Viel Schokolade gibt es - die Leser erleben mit, wie ...

Ein hübsches Cover, viel Schokolade und eine nette Geschichte - das stellt man sich vor, wenn man das Buch mit Cover und Klappentext vor sich hat.

Viel Schokolade gibt es - die Leser erleben mit, wie Emma Schokoladiges wie Pralinés, Trüffel und vieles mehr selbst herstellt und verkauft. Nette Geschichte - naja. Nett schon, aber ziemlich langweilig.
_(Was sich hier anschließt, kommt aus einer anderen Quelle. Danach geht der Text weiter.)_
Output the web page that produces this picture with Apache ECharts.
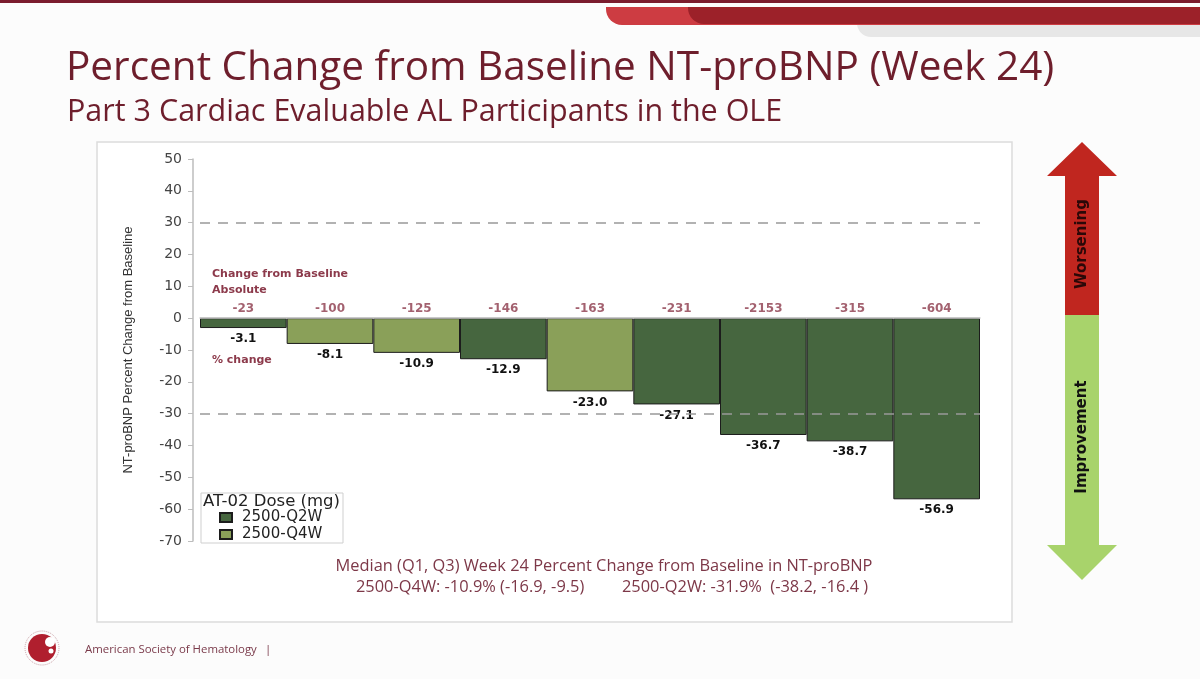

Die Story um Emma und den fremden Mann am Strand an Weihnachten beginnt gut. Doch der Typ, der Emma einfach so küsste, taucht monatelang nicht mehr auf. Die Sache mit der Mietzinserhöhung und dem unsympathischen Vermieter verläuft sich, Emma ist einfach immer knapp bei Kasse. Trotzdem bewirtschaftet sie ihren Laden, arbeitet extrem viel, trifft ihre Freundinnen, bedient Kunden, quatscht mit ihrer Aushilfe Holly, usw. Dazwischen sehnt sie sich manchmal nach dem Kuss-Mann (namens Max, wie man später heraus findet), doch viel öfters denkt sie an Luke, ihren Verlobten, der vor sieben Jahren bei einem Unfall verstorben ist. Man würde Emma gerne raten, sich fachliche Hilfe zu holen, da sie über den Verlust noch immer nicht hinweg gekommen ist.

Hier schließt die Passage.